A million new homes, two development corporations… and a very special friend to make it all happen
Back in September, we wrote: “If you thought development pressure on Essex could not get any worse, there is some sobering reading from the Thames Estuary Growth Commission.
“This advisory body to the government is urging ‘joint spatial plans’ to be created in both Essex and Kent to support the building of more than a million homes.
“The two counties should take more of London’s housing need, says a commission report.”
And last week (Monday, March 26) the government published its response to the Thames Estuary 2050 Growth Commission report. Unsurprisingly, it is not an attractive read, either in style or substance.
The commission had been announced in the 2016 Budget and was tasked by government to “develop an ambitious vision and delivery plan for north Kent, south Essex and east London up to 2050”.
Sadly, the word ‘ambitious’ rarely spells good news… and, sure enough, a sift through the bureaucratic spiel reveals that the intention to target the estuary for mass housing development shines as bright (or as dark) as ever for this government.
You might recall that the 2050 Vision report, published in June last year, said “a minimum” of one million homes would be needed to support economic growth in the Thames estuary by 2050, equating to 31,250 homes a year.
It also called for greater strategic planning and the creation of development corporations “with planning, and compulsory purchase powers to drive the delivery of homes and jobs aligned to major infrastructure investment”.

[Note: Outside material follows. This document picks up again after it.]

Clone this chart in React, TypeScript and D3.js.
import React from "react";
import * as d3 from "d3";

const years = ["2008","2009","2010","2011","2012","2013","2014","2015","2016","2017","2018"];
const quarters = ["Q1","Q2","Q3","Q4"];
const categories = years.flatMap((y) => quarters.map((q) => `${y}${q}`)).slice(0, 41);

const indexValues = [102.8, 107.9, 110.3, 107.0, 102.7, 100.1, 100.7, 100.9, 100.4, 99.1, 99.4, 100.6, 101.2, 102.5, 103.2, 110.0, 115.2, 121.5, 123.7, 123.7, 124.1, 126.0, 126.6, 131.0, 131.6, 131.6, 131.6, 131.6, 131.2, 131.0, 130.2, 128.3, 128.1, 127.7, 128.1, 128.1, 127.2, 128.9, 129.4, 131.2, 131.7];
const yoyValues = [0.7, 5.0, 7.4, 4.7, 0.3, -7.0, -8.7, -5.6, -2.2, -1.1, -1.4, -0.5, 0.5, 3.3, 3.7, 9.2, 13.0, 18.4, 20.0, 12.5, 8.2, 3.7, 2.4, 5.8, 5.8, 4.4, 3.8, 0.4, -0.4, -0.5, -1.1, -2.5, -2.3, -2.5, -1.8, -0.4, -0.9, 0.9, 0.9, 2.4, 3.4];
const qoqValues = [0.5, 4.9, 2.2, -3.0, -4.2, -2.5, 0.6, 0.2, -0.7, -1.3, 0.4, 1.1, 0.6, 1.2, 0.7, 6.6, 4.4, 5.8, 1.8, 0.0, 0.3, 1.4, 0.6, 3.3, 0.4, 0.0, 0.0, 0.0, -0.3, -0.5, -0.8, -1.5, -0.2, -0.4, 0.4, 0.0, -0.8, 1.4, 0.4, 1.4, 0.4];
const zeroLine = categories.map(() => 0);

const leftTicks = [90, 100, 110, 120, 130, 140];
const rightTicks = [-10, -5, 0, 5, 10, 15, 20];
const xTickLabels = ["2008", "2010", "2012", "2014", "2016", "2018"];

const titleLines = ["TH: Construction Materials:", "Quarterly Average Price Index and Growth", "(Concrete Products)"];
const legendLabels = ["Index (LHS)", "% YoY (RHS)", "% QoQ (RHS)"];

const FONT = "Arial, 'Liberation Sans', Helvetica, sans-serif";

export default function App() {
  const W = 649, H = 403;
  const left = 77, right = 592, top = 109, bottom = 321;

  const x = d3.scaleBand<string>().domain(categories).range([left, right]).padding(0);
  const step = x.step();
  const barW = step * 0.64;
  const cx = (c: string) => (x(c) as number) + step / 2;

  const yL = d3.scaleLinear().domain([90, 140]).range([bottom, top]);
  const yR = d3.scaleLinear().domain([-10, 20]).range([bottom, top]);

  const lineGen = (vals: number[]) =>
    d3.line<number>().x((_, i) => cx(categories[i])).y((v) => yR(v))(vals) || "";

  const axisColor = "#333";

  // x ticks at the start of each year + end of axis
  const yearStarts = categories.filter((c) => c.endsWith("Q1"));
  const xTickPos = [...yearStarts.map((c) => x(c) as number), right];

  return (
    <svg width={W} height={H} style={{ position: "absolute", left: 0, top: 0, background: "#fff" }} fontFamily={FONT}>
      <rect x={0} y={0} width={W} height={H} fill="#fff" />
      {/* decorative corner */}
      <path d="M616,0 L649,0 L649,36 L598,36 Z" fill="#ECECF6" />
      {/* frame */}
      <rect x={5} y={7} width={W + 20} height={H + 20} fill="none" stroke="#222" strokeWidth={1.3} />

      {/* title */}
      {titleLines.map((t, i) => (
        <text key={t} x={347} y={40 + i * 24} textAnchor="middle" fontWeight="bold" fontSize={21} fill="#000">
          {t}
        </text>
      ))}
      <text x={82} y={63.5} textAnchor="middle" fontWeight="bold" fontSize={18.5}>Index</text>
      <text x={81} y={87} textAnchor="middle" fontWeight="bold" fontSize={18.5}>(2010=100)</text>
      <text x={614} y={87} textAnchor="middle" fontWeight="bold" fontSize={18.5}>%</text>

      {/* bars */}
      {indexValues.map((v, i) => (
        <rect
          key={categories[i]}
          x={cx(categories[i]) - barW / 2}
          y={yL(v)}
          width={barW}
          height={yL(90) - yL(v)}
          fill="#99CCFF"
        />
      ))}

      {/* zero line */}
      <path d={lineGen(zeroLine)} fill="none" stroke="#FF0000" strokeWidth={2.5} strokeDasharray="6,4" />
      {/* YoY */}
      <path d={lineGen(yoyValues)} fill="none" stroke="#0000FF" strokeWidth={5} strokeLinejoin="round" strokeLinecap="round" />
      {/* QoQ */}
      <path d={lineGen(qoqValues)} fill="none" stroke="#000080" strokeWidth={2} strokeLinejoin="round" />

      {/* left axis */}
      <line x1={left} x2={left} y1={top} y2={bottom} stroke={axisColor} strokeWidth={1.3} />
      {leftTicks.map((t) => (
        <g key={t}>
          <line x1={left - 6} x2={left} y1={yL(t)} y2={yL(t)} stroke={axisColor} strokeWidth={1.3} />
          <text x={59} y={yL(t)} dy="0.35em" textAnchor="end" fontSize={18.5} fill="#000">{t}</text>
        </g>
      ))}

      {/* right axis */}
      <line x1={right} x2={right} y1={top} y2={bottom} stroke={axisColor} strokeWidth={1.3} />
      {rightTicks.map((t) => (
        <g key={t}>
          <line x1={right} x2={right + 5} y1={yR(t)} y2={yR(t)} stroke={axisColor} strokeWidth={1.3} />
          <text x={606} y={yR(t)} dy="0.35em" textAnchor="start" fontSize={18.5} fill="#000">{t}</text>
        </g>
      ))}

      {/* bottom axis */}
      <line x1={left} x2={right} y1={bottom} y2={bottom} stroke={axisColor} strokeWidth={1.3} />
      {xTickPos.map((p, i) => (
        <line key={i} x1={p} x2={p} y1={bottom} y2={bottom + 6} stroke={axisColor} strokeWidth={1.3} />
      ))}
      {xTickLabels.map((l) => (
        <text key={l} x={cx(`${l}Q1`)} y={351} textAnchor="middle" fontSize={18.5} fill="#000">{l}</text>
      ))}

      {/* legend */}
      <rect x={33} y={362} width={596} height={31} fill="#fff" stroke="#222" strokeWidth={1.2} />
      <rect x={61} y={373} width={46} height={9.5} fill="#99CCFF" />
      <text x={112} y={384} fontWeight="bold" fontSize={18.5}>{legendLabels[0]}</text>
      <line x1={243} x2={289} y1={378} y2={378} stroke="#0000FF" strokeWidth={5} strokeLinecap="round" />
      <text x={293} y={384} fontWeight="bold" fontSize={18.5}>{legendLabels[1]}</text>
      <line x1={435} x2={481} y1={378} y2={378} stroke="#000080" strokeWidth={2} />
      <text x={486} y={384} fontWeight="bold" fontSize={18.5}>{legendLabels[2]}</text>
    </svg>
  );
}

Responding, the government noted progress in developing a joint spatial plan for south Essex and welcomed “joint planning to help coordinate solutions to cross-boundary issues, to use strategic level planning to meet the national challenge of delivering more homes in a more integrated way, whilst also grasping the opportunity to use precious resources more efficiently in the process”.
However, it noted that “geography is not always easily defined across the area outlined in the Commission’s report”.

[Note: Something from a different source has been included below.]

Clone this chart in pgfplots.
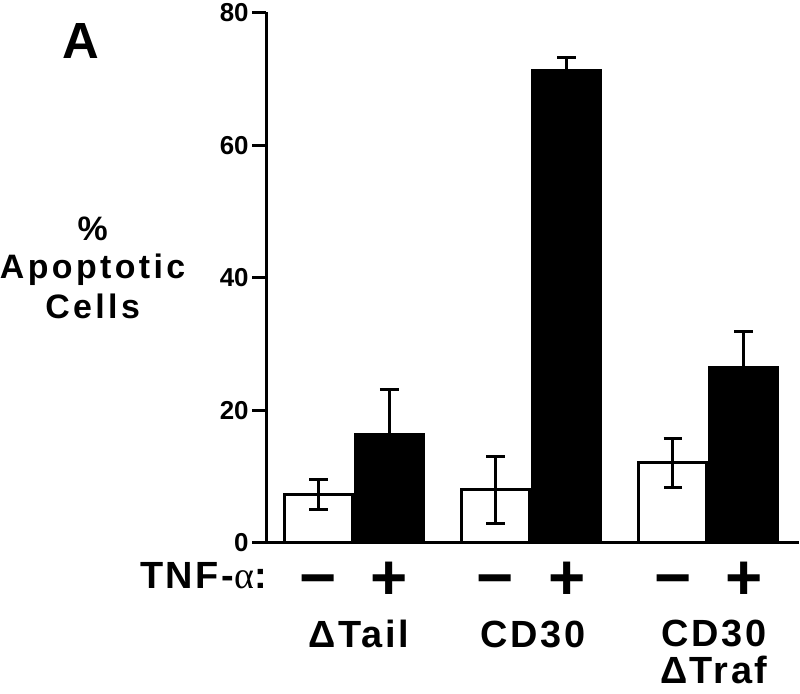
\documentclass[border=0pt]{standalone}
\usepackage{pgfplots}
\pgfplotsset{compat=1.18}
\usepackage{fontspec}
\setmainfont{Liberation Sans}
\newfontfamily\trk{Liberation Sans}[LetterSpace=7]
\newfontfamily\trky{Liberation Sans}[LetterSpace=10]
\newfontfamily\serifa{Liberation Serif}
\tikzset{
  pm/.style={anchor=base, inner sep=0pt, font=\fontsize{64}{64}\selectfont\bfseries},
  grp/.style={anchor=base, inner sep=0pt, font=\fontsize{38}{38}\selectfont\trk\bfseries},
  ylab/.style={anchor=base, inner sep=0pt, font=\fontsize{34}{34}\selectfont\trky\bfseries},
}
\begin{document}
\begin{tikzpicture}
\begin{axis}[
  scale only axis, width=534pt, height=532pt,
  xmin=266, xmax=800, ymin=0, ymax=80,
  axis x line=bottom, axis y line=left,
  axis line style={line width=3pt, -},
  ytick={0,20,40,60,80},
  xtick=\empty,
  /pgf/number format/assume math mode=true,
  y tick label style={font=\fontsize{26}{26}\selectfont\bfseries},
  y tick style={line width=3pt, black},
  major tick length=14pt,
  tick align=outside,
  clip=false,
]
\addplot[ybar, bar shift=0pt, bar width=68, fill=white, draw=black, line width=3pt,
  error bars/.cd, y dir=both, y explicit,
  error bar style={line width=3pt, black},
  error mark options={line width=3pt, mark size=9.3pt, rotate=90, black}]
  coordinates {(318.5,7.3) +- (0,2.2) (496,8.0) +- (0,5.1) (674,12.1) +- (0,3.7)};
\addplot[ybar, bar shift=0pt, bar width=68, fill=black, draw=black, line width=3pt,
  error bars/.cd, y dir=plus, y explicit,
  error bar style={line width=3pt, black},
  error mark options={line width=3pt, mark size=9.3pt, rotate=90, black}]
  coordinates {(389.5,16.4) +- (0,6.8) (567.5,71.2) +- (0,2.0) (745,26.4) +- (0,5.5)};
% panel letter and y label
\node[anchor=base, inner sep=0pt, font=\fontsize{51}{51}\selectfont\bfseries] at (axis cs:80,73.08) {A};
\node[ylab] at (axis cs:92,45.56) {\%};
\node[ylab] at (axis cs:92,39.85) {Apoptotic};
\node[ylab] at (axis cs:92,33.83) {Cells};
% TNF row
\node[anchor=base east, inner sep=0pt, font=\fontsize{38}{38}\selectfont\trk\bfseries] at (axis cs:267,-6.92) {TNF-{\serifa\mdseries α}:};
\node[pm] at (axis cs:318.5,-8.5) {−};
\node[pm] at (axis cs:496,-8.5) {−};
\node[pm] at (axis cs:674,-8.5) {−};
\node[pm] at (axis cs:389.5,-8.5) {+};
\node[pm] at (axis cs:567.5,-8.5) {+};
\node[pm] at (axis cs:745,-8.5) {+};
% group labels
\node[grp] at (axis cs:359,-15.79) {ΔTail};
\node[grp] at (axis cs:534,-15.79) {CD30};
\node[grp, align=center, font=\fontsize{38}{37}\selectfont\trk\bfseries, anchor=north] at (axis cs:715,-11.6) {CD30\\ΔTraf};
\path (axis cs:0,-22.7) rectangle (axis cs:800,81.65);
\end{axis}
\end{tikzpicture}
\end{document}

We are told the government “supports joint planning arrangements as defined by local partners and stands ready to offer support to places seeking to engage in developing compelling proposals which support housing growth over the longer term.
“These proposals or joint working arrangements should not be limited by the geography of the Estuary and we would encourage cross boundary working.”
Further, the commission “also recognised the importance of housing delivery both in East London and within the wider Estuary”.
It response says government “expects all local authorities to plan for the number of homes required to meet need in their area” and “would encourage cooperation between the London boroughs and neighbouring authorities in Kent and Essex and welcome further engagement with those places, including with groups of London boroughs, in exploring how we might support them to plan for and deliver significant increases in the provision of homes”.
The government is “committed to exploring the potential for at least two new locally-led development corporations in the Thames Estuary”, “subject to suitable housing ambition from local authorities, and we encourage local areas in the Estuary to come forward with such proposals”.
The government response also includes:
- a commitment of £1 million to establish a new Thames Estuary Growth Board to “oversee and drive economic growth plans for the area”
- a commitment of £4.85 million “to support local partners to develop low-cost proposals for enhancing transport services” between Abbey Wood and Ebbsfleet. The response says that any decision on future transport enhancements “would require a detailed evidence base that demonstrates that the scheme would be both technically feasible, offer value for money … and deliver ambitious new housing in the area.”
- a commitment to create a Cabinet-level “ministerial champion” to act “as an advocate and critical friend for the region within government”.